REPUBLIKA.CO.ID, JAKARTA -- Pengamat ekonomi pertanian Indef Bustanul Arifin mengatakan, penerbitan Inpres No. 5 Tahun 2015 bukan berarti mempermudah keran impor beras. Pasalnya, pemerintah tetap saja melakukan impor apabila stok beras dalam negeri tidak mencukupi.
"Sebetulnya di dalam undang-undang juga ada pasal yang memiliki makna sama, tapi saya kira ini bukan sesuatu yang krusial karena pada kenyataannya kalau kuran kan tetap impor," kata Bustanul kepada Republika, Ahad (22/3).
Bustanul mengatakan, inpres seharusnya selalu dikeluarkan setiap tahun sebelum musim tanam, agar menjadi patokan. Akan tetapi sejak 2012, inpres tersebut tidak pernah diperbarui dan tahun ini justru baru dikeluarkan setelah musim panen. Sehingga, menurut Bustanul, inpres tersebut tidak berpengaruh kepada petani dan lebih condong untuk kepentingan pedagang.
"Memang inpres ini ditunggu-tunggu oleh mereka yang mau pengadaan beras, sementara perlindungan ke petani belum ada," kata Bustanul.

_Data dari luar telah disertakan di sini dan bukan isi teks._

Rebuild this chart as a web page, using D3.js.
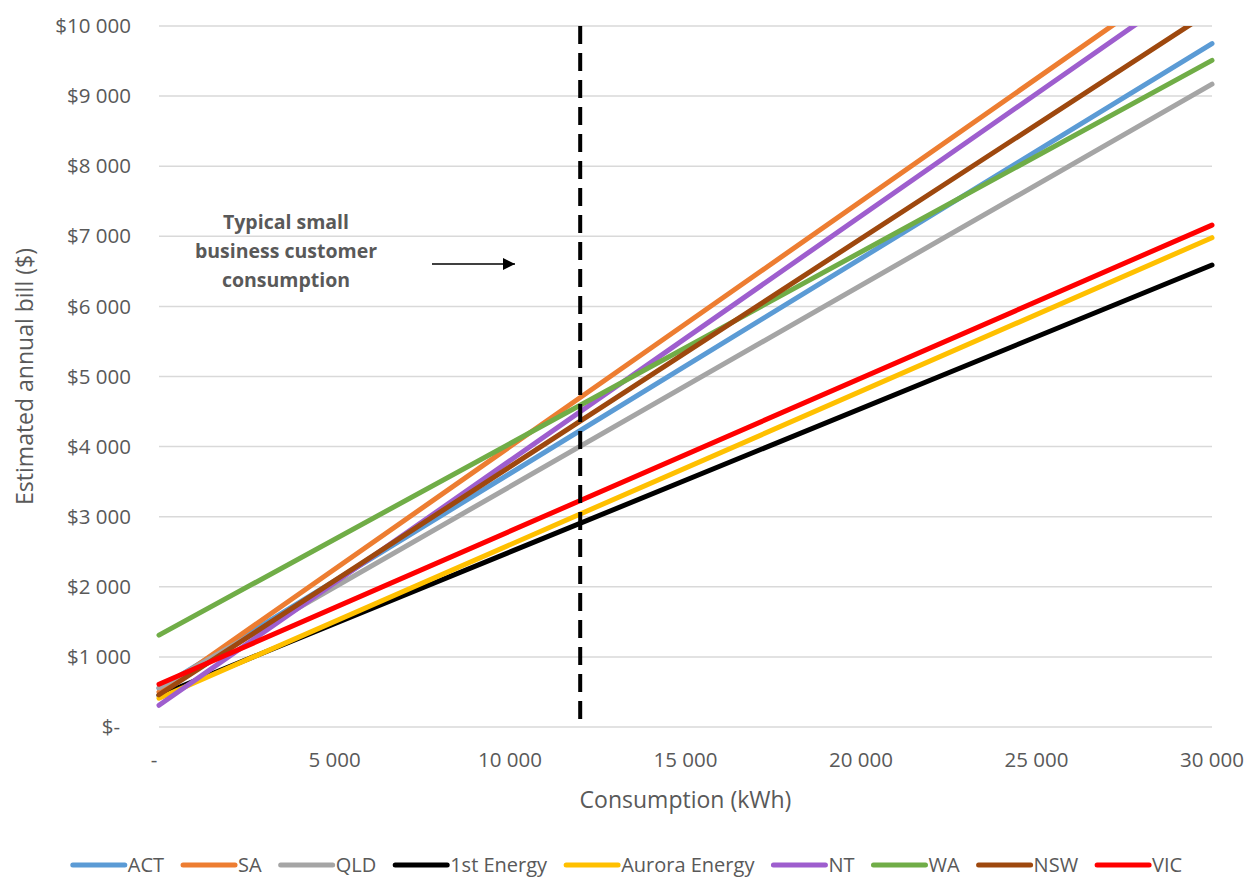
<!DOCTYPE html>
<html>
<head>
<meta charset="utf-8">
<script src="https://cdn.jsdelivr.net/npm/d3@7"></script>
<style>
  body { margin: 0; background: #fff; }
  text { font-family: "Open Sans", sans-serif; fill: #595959; }
</style>
</head>
<body>
<div id="chart"></div>
<script>
// consumption points (kWh) and estimated bill ($) at each of them
const consumption = [0, 30000];
const seriesNames = ["ACT", "SA", "QLD", "1st Energy", "Aurora Energy", "NT", "WA", "NSW", "VIC"];
const actValues = [550, 9750];
const saValues = [500, 11000];
const qldValues = [560, 9170];
const firstEnergyValues = [450, 6590];
const auroraValues = [410, 6980];
const ntValues = [310, 10780];
const waValues = [1310, 9510];
const nswValues = [460, 10220];
const vicValues = [610, 7160];
const colors = ["#5B9BD5", "#ED7D31", "#A5A5A5", "#000000", "#FFC000", "#9E5ECE", "#70AD47", "#9E480E", "#FF0000"];
const yTicks = [0, 1000, 2000, 3000, 4000, 5000, 6000, 7000, 8000, 9000, 10000];
const xTicks = [0, 5000, 10000, 15000, 20000, 25000, 30000];
const typicalConsumption = 12000;
const noteLines = ["Typical small", "business customer", "consumption"];

const allValues = [actValues, saValues, qldValues, firstEnergyValues, auroraValues, ntValues, waValues, nswValues, vicValues];

const width = 1247, height = 879;
const margin = { top: 26, right: 35, bottom: 152, left: 159 };

const svg = d3.select("#chart").append("svg")
    .attr("width", width)
    .attr("height", height);

const x = d3.scaleLinear()
    .domain([0, 30000])
    .range([margin.left, width - margin.right]);
const y = d3.scaleLinear()
    .domain([0, 10000])
    .range([height - margin.bottom, margin.top]);

const fmt = v => v.toLocaleString("en-US").replace(/,/g, " ");

// grid
svg.append("g")
    .selectAll("line")
    .data(yTicks)
    .join("line")
    .attr("x1", x(0))
    .attr("x2", x(30000))
    .attr("y1", d => y(d))
    .attr("y2", d => y(d))
    .attr("stroke", "#D9D9D9")
    .attr("stroke-width", 1.5);

// y tick labels
svg.append("g")
    .selectAll("text")
    .data(yTicks)
    .join("text")
    .attr("x", d => d == 0 ? 120 : 131)
    .attr("y", d => y(d))
    .attr("dy", "0.35em")
    .attr("text-anchor", "end")
    .attr("font-size", 20.5)
    .text(d => d == 0 ? "$-" : "$" + fmt(d));

// x tick labels
svg.append("g")
    .selectAll("text")
    .data(xTicks)
    .join("text")
    .attr("x", d => d == 0 ? x(d) - 5 : x(d))
    .attr("y", 767)
    .attr("text-anchor", "middle")
    .attr("font-size", 20.5)
    .text(d => d == 0 ? "-" : fmt(d));

// axis titles
svg.append("text")
    .attr("x", x(15000))
    .attr("y", 808)
    .attr("text-anchor", "middle")
    .attr("font-size", 23)
    .text("Consumption (kWh)");

svg.append("text")
    .attr("transform", "translate(25," + y(5000) + ") rotate(-90)")
    .attr("dy", "0.35em")
    .attr("text-anchor", "middle")
    .attr("font-size", 23)
    .text("Estimated annual bill ($)");

// series
svg.append("clipPath")
    .attr("id", "plot-clip")
    .append("rect")
    .attr("x", x(0) - 5)
    .attr("y", y(10000))
    .attr("width", x(30000) - x(0) + 10)
    .attr("height", y(0) - y(10000) + 5);

const line = d3.line()
    .x((d, i) => x(consumption[i]))
    .y(d => y(d));

svg.append("g")
    .attr("clip-path", "url(#plot-clip)")
    .selectAll("path")
    .data(allValues)
    .join("path")
    .attr("d", d => line(d))
    .attr("fill", "none")
    .attr("stroke", (d, i) => colors[i])
    .attr("stroke-width", 5)
    .attr("stroke-linecap", "round");

// typical consumption marker
svg.append("line")
    .attr("x1", x(typicalConsumption))
    .attr("x2", x(typicalConsumption))
    .attr("y1", y(10000))
    .attr("y2", y(0))
    .attr("stroke", "black")
    .attr("stroke-width", 4)
    .attr("stroke-dasharray", "18,9");

svg.append("g")
    .selectAll("text")
    .data(noteLines)
    .join("text")
    .attr("x", 286)
    .attr("y", (d, i) => 229 + i * 29)
    .attr("text-anchor", "middle")
    .attr("font-size", 19.5)
    .attr("font-weight", 700)
    .text(d => d);

svg.append("defs").append("marker")
    .attr("id", "arrow")
    .attr("viewBox", "0 0 10 10")
    .attr("refX", 10)
    .attr("refY", 5)
    .attr("markerWidth", 15)
    .attr("markerHeight", 12)
    .attr("markerUnits", "userSpaceOnUse")
    .attr("orient", "auto")
    .append("path")
    .attr("d", "M0,0L10,5L0,10Z")
    .attr("fill", "black");

svg.append("line")
    .attr("x1", 432)
    .attr("x2", 515)
    .attr("y1", 264)
    .attr("y2", 264)
    .attr("stroke", "black")
    .attr("stroke-width", 1.3)
    .attr("marker-end", "url(#arrow)");

// legend
const legend = svg.append("g");
let lx = 0;
seriesNames.forEach((name, i) => {
    legend.append("line")
        .attr("x1", lx + 2)
        .attr("x2", lx + 54)
        .attr("y1", 865)
        .attr("y2", 865)
        .attr("stroke", colors[i])
        .attr("stroke-width", 5)
        .attr("stroke-linecap", "round");
    let t = legend.append("text")
        .attr("x", lx + 57)
        .attr("y", 872)
        .attr("font-size", 20)
        .text(name);
    lx += 57 + t.node().getComputedTextLength() + 17;
});
lx -= 17;
legend.attr("transform", "translate(" + (626.5 - lx / 2) + ",0)");
</script>
</body>
</html>
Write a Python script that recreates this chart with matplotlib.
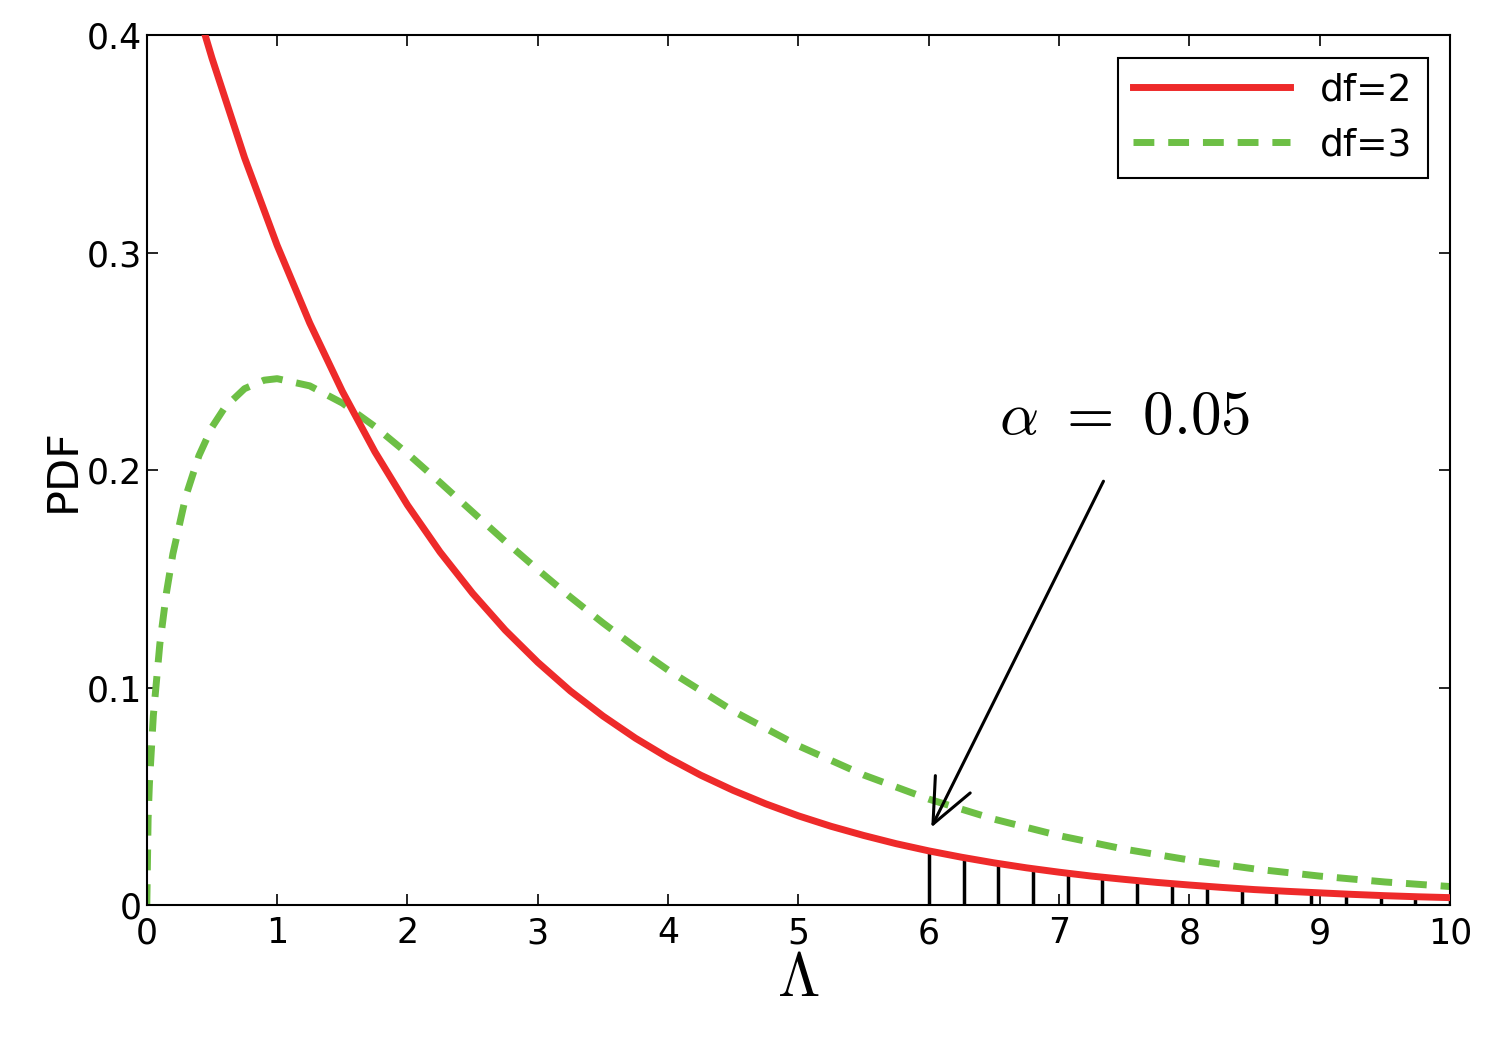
import numpy as np
import matplotlib.pyplot as plt

plt.rcParams['mathtext.fontset'] = 'cm'
plt.rcParams['font.family'] = 'DejaVu Sans'

# chi-square pdf, df=2
x_df2 = [0, 0.25, 0.375, 0.5, 0.75, 1, 1.25, 1.5, 1.75, 2, 2.25, 2.5, 2.75, 3,
         3.25, 3.5, 3.75, 4, 4.25, 4.5, 4.75, 5, 5.25, 5.5, 5.75, 6, 6.25,
         6.5, 6.75, 7, 7.25, 7.5, 7.75, 8, 8.25, 8.5, 8.75, 9, 9.25, 9.5,
         9.75, 10]
y_df2 = [0.5, 0.4412, 0.4145, 0.3894, 0.3436, 0.3033, 0.2676, 0.2362, 0.2084,
         0.1839, 0.1623, 0.1433, 0.1264, 0.1116, 0.0984, 0.0869, 0.0767,
         0.0677, 0.0597, 0.0527, 0.0465, 0.0410, 0.0362, 0.0320, 0.0282,
         0.0249, 0.0220, 0.0194, 0.0171, 0.0151, 0.0133, 0.0118, 0.0104,
         0.0092, 0.0081, 0.0071, 0.0063, 0.0056, 0.0049, 0.0043, 0.0038,
         0.0034]

# chi-square pdf, df=3
x_df3 = [0, 0.01, 0.02, 0.05, 0.1, 0.15, 0.2, 0.3, 0.4, 0.5, 0.6, 0.75, 0.9,
         1, 1.25, 1.5, 1.75, 2, 2.25, 2.5, 2.75, 3, 3.25, 3.5, 3.75, 4,
         4.5, 5, 5.5, 6, 6.5, 7, 7.5, 8, 8.5, 9, 9.5, 10]
y_df3 = [0, 0.0397, 0.0558, 0.0870, 0.1200, 0.1433, 0.1614, 0.1881, 0.2066,
         0.2197, 0.2289, 0.2374, 0.2413, 0.2420, 0.2387, 0.2308, 0.2200,
         0.2076, 0.1943, 0.1807, 0.1672, 0.1542, 0.1416, 0.1297, 0.1185,
         0.1080, 0.0892, 0.0732, 0.0598, 0.0487, 0.0395, 0.0319, 0.0257,
         0.0207, 0.0166, 0.0133, 0.0106, 0.0085]

# rejection region hatches
x_tail = [6, 6.267, 6.533, 6.8, 7.067, 7.333, 7.6, 7.867, 8.133, 8.4, 8.667,
          8.933, 9.2, 9.467, 9.733, 10]
y_tail = [0.0249, 0.0218, 0.0191, 0.0167, 0.0146, 0.0128, 0.0112, 0.0098,
          0.0086, 0.0075, 0.0066, 0.0057, 0.0050, 0.0044, 0.0039, 0.0034]

fig = plt.figure(figsize=(14.98, 10.61), dpi=100)
ax = fig.add_axes([0.098, 0.147, 0.87, 0.82])

ax.vlines(x_tail, 0, y_tail, color='black', lw=2.5, zorder=1)
ax.plot(x_df2, y_df2, color='#ee2a2a', lw=5, label='df=2', zorder=3)
ax.plot(x_df3, y_df3, color='#6dbf45', lw=5, ls=(0, (3, 2)), label='df=3', zorder=2)

ax.set_xlim(0, 10)
ax.set_ylim(0, 0.4)
ax.set_xticks(range(11))
ax.set_yticks([0, 0.1, 0.2, 0.3, 0.4])
ax.set_yticklabels(['0', '0.1', '0.2', '0.3', '0.4'])
ax.tick_params(direction='in', top=True, right=True, labelsize=25, length=8, width=1.2)
ax.tick_params(axis='x', pad=8)
for s in ax.spines.values():
    s.set_linewidth(1.5)

ax.set_xlabel(r'$\Lambda$', fontsize=44, labelpad=0)
ax.set_ylabel('PDF', fontsize=31, labelpad=2)

ax.annotate('', xy=(6.01, 0.0345), xytext=(7.35, 0.196),
            arrowprops=dict(arrowstyle='->,head_length=0.8,head_width=0.35',
                            color='black', lw=2.2, mutation_scale=40))
ax.text(7.5, 0.224, r'$\alpha\ =\ 0.05$', fontsize=44, ha='center', va='center')

leg = ax.legend(loc='upper right', fontsize=27, fancybox=False, edgecolor='black',
                handlelength=4.2, borderpad=0.4, framealpha=1, borderaxespad=0.6)
leg.get_frame().set_linewidth(1.5)

fig.savefig('out.png', dpi=100)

Apabila pemerintah ingin melakukan perlindungan terhadap petani, seharusnya harga gabah/beras yang ditetapkan lebih tinggi dari harga pasar. Bustanul menganggap kekuatan untuk melindungi petani dari inpres tersebut belum ada. Menurutnya, sejak 2005 pemerintah Indonesia sudah tidak mampu melindungi petani.